» What you are asked to do:
Your task is to return, exactly, the run of lines starting at the line holding "Write a web" and ending at the line holding "const tEnd = 1e7;", both ends included and no other lines.
==================================================
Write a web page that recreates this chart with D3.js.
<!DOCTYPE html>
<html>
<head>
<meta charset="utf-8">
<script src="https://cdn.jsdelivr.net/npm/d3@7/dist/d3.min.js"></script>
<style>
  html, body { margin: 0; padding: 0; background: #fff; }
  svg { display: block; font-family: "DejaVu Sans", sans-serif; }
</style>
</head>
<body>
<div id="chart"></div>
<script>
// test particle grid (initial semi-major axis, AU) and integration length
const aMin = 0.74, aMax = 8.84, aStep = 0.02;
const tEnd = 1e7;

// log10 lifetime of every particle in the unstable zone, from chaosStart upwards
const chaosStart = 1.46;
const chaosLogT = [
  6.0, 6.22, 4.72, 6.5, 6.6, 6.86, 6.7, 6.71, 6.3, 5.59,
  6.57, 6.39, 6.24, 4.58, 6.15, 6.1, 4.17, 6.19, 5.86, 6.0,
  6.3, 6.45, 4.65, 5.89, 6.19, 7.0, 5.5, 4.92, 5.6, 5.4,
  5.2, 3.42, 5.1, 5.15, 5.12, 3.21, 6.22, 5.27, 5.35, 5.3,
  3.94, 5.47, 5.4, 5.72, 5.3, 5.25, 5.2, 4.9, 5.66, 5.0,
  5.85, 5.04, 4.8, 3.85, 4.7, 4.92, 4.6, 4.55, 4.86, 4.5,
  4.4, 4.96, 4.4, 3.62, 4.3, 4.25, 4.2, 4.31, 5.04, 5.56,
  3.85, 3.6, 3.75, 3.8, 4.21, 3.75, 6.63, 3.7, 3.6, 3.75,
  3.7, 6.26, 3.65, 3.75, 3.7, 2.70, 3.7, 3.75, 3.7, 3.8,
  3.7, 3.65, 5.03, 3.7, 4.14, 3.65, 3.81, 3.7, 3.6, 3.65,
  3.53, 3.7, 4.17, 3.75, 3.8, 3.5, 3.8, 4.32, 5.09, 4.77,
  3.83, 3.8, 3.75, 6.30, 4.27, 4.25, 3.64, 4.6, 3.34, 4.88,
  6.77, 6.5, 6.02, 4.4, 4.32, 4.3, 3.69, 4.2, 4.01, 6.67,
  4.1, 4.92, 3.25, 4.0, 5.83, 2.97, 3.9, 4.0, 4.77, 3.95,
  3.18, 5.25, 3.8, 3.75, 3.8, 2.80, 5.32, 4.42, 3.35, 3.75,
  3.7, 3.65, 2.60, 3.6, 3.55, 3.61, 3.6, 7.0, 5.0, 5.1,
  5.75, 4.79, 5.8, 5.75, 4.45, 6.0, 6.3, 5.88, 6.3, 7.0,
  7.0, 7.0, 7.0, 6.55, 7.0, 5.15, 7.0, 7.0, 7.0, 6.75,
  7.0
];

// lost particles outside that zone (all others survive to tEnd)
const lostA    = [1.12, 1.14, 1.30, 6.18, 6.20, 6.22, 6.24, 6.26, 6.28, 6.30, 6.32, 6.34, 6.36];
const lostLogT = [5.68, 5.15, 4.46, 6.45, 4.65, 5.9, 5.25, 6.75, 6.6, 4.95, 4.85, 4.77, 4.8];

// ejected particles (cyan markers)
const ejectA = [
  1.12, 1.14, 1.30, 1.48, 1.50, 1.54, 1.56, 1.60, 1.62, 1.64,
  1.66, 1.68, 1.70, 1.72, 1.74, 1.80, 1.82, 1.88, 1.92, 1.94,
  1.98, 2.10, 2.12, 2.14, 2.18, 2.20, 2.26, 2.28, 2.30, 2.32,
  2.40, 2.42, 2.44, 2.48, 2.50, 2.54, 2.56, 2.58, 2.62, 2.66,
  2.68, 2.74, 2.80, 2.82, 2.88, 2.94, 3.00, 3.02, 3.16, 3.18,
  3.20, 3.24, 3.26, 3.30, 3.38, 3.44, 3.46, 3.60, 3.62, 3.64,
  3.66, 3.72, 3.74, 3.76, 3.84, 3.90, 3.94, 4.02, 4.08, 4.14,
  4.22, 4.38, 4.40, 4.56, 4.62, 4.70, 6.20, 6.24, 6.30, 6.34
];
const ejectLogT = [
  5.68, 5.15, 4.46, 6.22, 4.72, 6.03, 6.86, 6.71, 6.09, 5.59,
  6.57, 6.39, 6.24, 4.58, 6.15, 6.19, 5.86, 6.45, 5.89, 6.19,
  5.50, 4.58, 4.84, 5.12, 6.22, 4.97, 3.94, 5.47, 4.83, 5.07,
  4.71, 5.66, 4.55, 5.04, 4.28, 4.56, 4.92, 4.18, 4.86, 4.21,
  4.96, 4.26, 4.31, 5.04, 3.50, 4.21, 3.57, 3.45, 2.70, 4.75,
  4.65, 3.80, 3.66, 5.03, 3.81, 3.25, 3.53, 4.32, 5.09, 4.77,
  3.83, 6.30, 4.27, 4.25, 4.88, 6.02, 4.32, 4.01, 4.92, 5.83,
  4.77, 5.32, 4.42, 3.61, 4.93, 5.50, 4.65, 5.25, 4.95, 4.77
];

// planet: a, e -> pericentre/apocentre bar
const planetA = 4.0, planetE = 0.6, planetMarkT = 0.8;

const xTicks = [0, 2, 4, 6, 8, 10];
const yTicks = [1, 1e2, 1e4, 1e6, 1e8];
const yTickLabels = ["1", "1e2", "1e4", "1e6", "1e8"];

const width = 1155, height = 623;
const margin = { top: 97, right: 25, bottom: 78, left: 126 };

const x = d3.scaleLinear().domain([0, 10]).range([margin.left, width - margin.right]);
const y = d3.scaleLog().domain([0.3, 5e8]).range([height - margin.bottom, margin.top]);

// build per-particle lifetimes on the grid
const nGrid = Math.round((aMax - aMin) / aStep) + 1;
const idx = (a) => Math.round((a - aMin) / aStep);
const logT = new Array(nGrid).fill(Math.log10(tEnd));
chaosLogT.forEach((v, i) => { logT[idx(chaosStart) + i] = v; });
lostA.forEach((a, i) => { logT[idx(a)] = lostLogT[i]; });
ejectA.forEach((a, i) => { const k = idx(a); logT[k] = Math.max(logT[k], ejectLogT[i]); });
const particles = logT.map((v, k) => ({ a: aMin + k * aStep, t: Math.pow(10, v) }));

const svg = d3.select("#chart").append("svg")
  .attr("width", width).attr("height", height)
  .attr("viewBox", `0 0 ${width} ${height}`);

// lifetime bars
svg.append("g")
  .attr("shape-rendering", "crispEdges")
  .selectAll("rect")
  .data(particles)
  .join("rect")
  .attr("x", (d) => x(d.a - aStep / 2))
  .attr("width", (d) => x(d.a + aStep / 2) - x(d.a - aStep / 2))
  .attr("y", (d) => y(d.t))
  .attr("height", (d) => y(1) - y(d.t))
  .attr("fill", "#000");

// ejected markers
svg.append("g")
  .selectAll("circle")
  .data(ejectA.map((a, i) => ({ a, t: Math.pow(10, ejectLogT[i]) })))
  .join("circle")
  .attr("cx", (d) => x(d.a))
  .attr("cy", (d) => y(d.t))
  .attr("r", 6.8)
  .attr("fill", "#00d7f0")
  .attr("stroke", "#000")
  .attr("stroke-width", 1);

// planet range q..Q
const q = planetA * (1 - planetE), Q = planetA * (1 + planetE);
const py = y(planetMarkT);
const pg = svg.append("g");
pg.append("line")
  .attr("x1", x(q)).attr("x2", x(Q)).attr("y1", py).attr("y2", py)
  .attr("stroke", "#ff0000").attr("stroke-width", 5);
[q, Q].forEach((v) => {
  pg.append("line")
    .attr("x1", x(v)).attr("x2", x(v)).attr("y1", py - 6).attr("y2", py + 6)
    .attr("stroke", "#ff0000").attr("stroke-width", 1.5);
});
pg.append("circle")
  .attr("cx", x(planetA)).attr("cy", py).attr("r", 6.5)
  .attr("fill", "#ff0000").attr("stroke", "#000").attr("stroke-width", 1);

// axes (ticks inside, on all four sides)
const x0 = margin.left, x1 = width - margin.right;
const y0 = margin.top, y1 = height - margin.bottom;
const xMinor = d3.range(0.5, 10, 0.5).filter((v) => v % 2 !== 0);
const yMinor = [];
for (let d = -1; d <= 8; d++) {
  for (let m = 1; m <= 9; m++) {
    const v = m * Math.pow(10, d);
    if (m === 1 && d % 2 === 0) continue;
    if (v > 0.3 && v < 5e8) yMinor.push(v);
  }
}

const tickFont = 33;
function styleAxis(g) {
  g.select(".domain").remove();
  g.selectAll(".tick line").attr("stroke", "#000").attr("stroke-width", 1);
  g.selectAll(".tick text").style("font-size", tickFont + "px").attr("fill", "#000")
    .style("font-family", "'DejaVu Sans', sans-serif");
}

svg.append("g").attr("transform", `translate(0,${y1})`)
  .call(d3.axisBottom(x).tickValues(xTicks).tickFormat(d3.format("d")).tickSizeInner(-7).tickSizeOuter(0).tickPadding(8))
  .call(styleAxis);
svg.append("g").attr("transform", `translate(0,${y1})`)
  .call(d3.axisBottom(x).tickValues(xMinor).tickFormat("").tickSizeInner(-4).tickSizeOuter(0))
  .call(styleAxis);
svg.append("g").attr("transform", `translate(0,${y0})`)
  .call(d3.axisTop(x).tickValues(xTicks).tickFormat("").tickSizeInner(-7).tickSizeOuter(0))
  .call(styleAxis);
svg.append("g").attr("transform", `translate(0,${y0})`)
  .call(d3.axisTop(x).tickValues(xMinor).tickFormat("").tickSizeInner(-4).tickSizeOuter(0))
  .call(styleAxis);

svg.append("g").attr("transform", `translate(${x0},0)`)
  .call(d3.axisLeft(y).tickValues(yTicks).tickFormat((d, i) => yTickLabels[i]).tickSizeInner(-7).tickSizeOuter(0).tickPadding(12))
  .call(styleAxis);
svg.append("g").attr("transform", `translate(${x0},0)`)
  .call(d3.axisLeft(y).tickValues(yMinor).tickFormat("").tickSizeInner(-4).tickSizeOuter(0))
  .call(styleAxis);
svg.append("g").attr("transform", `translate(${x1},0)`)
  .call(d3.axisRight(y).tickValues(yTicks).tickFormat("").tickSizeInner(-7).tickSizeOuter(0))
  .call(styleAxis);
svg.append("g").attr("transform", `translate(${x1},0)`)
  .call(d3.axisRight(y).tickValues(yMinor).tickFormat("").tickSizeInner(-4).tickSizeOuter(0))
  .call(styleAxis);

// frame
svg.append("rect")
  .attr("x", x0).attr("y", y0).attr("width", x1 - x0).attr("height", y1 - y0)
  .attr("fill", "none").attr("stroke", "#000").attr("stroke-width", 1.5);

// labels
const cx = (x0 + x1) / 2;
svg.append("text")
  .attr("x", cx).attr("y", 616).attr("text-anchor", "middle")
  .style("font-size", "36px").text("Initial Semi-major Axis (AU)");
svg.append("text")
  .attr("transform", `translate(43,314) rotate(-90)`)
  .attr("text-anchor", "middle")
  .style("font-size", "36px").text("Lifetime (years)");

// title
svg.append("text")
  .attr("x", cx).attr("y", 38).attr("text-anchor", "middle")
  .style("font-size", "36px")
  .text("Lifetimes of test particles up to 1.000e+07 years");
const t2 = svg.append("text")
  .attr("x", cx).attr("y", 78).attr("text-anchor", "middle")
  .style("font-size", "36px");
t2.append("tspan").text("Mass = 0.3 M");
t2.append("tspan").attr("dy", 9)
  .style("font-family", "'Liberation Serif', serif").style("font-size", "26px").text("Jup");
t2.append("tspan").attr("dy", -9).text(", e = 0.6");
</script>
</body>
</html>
==================================================
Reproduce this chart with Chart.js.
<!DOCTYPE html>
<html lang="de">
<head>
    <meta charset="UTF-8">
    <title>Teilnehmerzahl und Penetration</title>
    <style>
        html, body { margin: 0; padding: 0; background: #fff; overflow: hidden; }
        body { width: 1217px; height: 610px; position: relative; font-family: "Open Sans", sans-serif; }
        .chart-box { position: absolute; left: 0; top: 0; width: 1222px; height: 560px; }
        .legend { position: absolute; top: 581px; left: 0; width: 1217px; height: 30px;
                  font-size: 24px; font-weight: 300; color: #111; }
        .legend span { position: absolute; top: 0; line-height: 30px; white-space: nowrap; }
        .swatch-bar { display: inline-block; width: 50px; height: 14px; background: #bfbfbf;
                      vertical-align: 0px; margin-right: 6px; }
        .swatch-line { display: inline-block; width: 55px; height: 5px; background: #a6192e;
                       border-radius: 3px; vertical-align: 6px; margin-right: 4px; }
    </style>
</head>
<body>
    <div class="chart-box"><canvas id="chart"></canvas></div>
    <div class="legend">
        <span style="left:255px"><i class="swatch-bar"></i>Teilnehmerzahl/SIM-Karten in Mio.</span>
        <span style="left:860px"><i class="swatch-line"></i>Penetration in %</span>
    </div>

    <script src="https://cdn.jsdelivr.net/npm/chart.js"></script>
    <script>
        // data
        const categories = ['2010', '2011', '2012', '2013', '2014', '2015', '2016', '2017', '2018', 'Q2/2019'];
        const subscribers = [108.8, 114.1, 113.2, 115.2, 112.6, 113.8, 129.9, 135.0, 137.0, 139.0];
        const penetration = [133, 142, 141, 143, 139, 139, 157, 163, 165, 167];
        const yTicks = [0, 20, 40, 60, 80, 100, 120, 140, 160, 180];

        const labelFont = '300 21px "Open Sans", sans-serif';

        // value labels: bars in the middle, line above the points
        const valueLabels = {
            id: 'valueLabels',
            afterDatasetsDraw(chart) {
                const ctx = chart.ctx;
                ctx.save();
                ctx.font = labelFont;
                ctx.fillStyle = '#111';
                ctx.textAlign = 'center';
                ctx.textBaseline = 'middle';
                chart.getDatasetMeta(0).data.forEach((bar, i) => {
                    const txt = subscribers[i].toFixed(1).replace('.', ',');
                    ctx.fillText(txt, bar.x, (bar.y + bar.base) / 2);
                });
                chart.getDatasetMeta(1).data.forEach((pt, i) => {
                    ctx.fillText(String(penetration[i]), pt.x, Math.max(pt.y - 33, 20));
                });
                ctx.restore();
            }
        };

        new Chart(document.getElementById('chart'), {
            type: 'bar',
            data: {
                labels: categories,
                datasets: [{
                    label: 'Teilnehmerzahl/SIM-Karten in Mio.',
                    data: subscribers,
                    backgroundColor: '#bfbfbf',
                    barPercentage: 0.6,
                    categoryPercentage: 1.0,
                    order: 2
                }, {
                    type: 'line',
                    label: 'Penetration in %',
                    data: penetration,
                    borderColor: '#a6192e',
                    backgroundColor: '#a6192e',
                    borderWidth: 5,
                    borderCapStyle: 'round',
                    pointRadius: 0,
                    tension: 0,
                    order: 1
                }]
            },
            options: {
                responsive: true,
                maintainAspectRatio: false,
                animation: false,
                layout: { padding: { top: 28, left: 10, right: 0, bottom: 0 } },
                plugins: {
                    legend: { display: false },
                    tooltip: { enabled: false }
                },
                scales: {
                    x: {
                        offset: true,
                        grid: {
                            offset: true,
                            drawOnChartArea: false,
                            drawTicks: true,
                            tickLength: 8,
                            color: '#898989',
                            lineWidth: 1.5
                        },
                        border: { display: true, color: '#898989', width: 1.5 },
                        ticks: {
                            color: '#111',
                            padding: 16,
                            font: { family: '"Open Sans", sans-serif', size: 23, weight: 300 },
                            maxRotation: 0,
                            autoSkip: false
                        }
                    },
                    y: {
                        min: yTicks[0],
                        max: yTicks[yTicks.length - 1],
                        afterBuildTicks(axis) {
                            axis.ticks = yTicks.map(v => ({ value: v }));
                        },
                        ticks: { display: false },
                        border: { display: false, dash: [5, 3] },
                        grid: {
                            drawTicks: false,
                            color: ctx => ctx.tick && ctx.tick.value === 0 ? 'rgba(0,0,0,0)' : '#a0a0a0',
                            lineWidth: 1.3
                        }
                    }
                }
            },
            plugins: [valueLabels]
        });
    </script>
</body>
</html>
==================================================
» Correct answer:
Write a web page that recreates this chart with D3.js.
<!DOCTYPE html>
<html>
<head>
<meta charset="utf-8">
<script src="https://cdn.jsdelivr.net/npm/d3@7/dist/d3.min.js"></script>
<style>
  html, body { margin: 0; padding: 0; background: #fff; }
  svg { display: block; font-family: "DejaVu Sans", sans-serif; }
</style>
</head>
<body>
<div id="chart"></div>
<script>
// test particle grid (initial semi-major axis, AU) and integration length
const aMin = 0.74, aMax = 8.84, aStep = 0.02;
const tEnd = 1e7;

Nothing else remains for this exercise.